Shut up! I'm talking here! Fair Elections and the First Amendment
With all the ideological racket in play over the Supreme Court's consideration of Arizona election law, currently under a publicly funded system, the LA Times editorial staff parse through some of the arguments in opposition to the publicly funded elections system, and explain why they are fallacious.
The main argument against the publicly funded system is that it limits privately funded candidates first amendment rights to free speech because their voices will be diluted by matching public funds, which incentivize privately funded candidates not to speak for fear of their opponent being able to speak back. The entire political system, with parties and factions, and all, are intended to be an impetus to debate to determine what is best for the commonwealth of the country, which is a purpose of the government beholden to the people.
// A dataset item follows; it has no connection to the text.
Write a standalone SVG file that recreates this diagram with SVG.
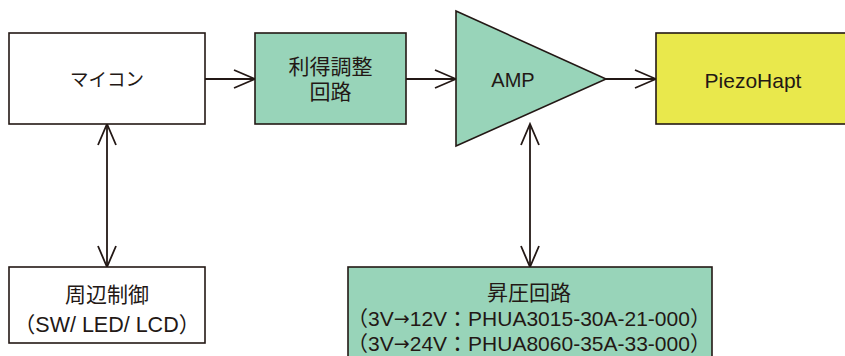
<svg xmlns="http://www.w3.org/2000/svg" width="845" height="356" viewBox="0 0 845 356">
<defs>
<style>
.box{stroke:#231815;stroke-width:1.6}
.w{fill:#ffffff}
.g{fill:#98d4b9}
.y{fill:#e9e84c}
.t{font-family:"Liberation Sans","Noto Sans CJK JP",sans-serif;font-size:21px;fill:#231815;text-anchor:middle;dominant-baseline:central}
.ar{font-family:"DejaVu Sans",sans-serif;font-size:19px}
.ln{stroke:#231815;stroke-width:1.8;fill:none}
</style>
<marker id="ah" viewBox="0 0 24 20" refX="22" refY="10" markerWidth="24" markerHeight="20" markerUnits="userSpaceOnUse" orient="auto-start-reverse">
<path d="M1,1 L22,10 L1,19" fill="none" stroke="#231815" stroke-width="1.8"/>
</marker>
</defs>
<rect width="845" height="356" fill="#ffffff"/>
<g id="connectors">
<line class="ln" x1="205" y1="79" x2="255" y2="79" marker-end="url(#ah)"/>
<line class="ln" x1="406" y1="79" x2="456" y2="79" marker-end="url(#ah)"/>
<line class="ln" x1="606" y1="79" x2="656" y2="79" marker-end="url(#ah)"/>
<line class="ln" x1="107" y1="124" x2="107" y2="267" marker-start="url(#ah)" marker-end="url(#ah)"/>
<line class="ln" x1="530" y1="124" x2="530" y2="267" marker-start="url(#ah)" marker-end="url(#ah)"/>
</g>
<g id="micon">
<rect class="box w" x="9" y="33" width="196" height="91"/>
<text class="t" x="107" y="79" style="font-size:18.5px">マイコン</text>
</g>
<g id="gain">
<rect class="box g" x="255" y="33" width="151" height="91"/>
<text class="t" x="330.5" y="66">利得調整</text>
<text class="t" x="330.5" y="91">回路</text>
</g>
<g id="amp">
<polygon class="box g" points="456,11 606,79 456,146"/>
<text class="t" x="513" y="80" style="font-size:20px">AMP</text>
</g>
<g id="piezo">
<rect class="box y" x="656" y="33" width="195" height="91"/>
<text class="t" x="753" y="80">PiezoHapt</text>
</g>
<g id="peripheral">
<rect class="box w" x="9" y="267" width="196" height="76"/>
<text class="t" x="107" y="294">周辺制御</text>
<text class="t" x="107" y="325" style="font-size:21.5px">（SW/ LED/ LCD）</text>
</g>
<g id="boost">
<rect class="box g" x="348" y="267" width="364" height="100"/>
<text class="t" x="529" y="292">昇圧回路</text>
<text class="t" x="529" y="318">（3V<tspan class="ar">→</tspan>12V：PHUA3015-30A-21-000）</text>
<text class="t" x="529" y="343">（3V<tspan class="ar">→</tspan>24V：PHUA8060-35A-33-000）</text>
</g>
</svg>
Supreme Court Justice Kagan said "There is no restriction at all. It's more speech all the way around." The proponents of the view that epitomize 'first amendment freedom of speech rights are limited through publicly funded elections' are perversely undermining their own claims; publicly funded elections are allowing for more use of these first amendment freedoms.
In a country as diverse as the U.S., it is important that government officials commensurate with that diversity are not presented with preemptory roadblocks in the opportunity to run for office. Publicly funded elections could allow the voices of marginalized or currently underrepresented groups to be heard.
The very assertion that matching public funds to private campaigns limits freedom of speech manifests the perverse marriage of money in politics, and it is important that this be mitigated to the extent possible in a nation that prides itself on its racial, ethnic, socioeconomic, political, ideological, social, and cultural diversity.